新型コロナウイルスの猛威で三菱重工業の針路が見えにくくなった。長崎造船所(長崎市)で修繕後に停泊中だったイタリア籍クルーズ船で乗組員が集団感染した。世界の客船市場は当面冷え込みが続きそうで、修繕事業の先行きは暗転する。旅客機の需要も大幅に減り、開発中のジェット旅客機「スペースジェット(旧MRJ)」の事業化スケジュールも遅れる可能性がある。三菱重工は経営を安定させるためにリスク資産を減らす計画のまっただ中にある。「大しけ」を耐え、さらにコロナ後を見すえた事業戦略を描けるだろうか。

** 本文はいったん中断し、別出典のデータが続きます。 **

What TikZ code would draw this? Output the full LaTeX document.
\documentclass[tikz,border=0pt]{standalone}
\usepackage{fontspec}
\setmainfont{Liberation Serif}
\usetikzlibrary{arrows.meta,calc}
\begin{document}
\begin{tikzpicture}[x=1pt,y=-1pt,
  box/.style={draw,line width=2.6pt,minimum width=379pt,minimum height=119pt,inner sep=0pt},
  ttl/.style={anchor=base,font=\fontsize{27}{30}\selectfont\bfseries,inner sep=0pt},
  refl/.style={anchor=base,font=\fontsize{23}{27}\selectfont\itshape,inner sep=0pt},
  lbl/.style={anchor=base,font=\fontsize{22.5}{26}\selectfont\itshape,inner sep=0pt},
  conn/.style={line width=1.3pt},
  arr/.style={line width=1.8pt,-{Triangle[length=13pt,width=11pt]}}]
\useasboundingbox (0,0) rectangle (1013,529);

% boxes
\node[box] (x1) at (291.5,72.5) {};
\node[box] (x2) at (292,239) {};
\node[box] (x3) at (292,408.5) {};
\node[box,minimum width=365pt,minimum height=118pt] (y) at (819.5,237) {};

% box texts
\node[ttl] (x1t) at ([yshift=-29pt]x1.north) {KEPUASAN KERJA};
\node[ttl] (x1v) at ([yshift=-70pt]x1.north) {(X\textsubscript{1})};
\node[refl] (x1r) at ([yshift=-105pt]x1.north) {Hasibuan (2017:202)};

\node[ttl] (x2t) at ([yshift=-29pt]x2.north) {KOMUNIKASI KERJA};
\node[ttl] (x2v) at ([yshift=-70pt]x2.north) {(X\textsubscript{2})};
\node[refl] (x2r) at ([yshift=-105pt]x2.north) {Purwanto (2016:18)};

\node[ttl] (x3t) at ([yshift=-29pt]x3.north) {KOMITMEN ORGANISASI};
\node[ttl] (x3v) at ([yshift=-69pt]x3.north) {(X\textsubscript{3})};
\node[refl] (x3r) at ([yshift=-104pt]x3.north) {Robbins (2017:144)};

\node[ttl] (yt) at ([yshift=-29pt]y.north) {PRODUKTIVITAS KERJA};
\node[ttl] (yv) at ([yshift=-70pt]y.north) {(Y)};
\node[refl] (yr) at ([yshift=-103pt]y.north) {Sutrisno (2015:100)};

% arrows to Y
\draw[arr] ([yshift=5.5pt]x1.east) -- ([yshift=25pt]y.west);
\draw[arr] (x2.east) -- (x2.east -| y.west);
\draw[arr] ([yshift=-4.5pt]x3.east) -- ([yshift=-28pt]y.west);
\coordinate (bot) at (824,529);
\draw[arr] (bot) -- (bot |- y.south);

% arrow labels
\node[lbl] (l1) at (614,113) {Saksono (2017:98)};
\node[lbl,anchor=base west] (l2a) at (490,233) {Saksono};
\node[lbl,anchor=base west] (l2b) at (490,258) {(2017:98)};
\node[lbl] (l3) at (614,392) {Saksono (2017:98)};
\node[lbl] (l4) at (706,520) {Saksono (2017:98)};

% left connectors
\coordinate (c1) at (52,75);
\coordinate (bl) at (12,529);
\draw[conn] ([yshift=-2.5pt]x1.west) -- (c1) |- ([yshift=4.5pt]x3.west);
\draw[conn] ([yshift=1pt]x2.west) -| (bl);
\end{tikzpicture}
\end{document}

三菱重工の長崎造船所香焼工場に停泊していたクルーズ船「コスタアトランチカ」で148人の新型コロナ集団感染が発生した。長崎県が船側に乗下船の自粛を求めた後も乗組員が船を乗り降りしていたと分かり、一時は市中への感染の広がりが懸念された。長崎は三菱重工の企業城下町で信頼が厚いだけに、地元住民の動揺も大きかった。社内でも「当社の岸壁を使って乗組員も工場の門を出入りしていた以上、無関係とは言えない」(三菱重工幹部)との声があり、水際対策の難しさが浮き彫りとなった。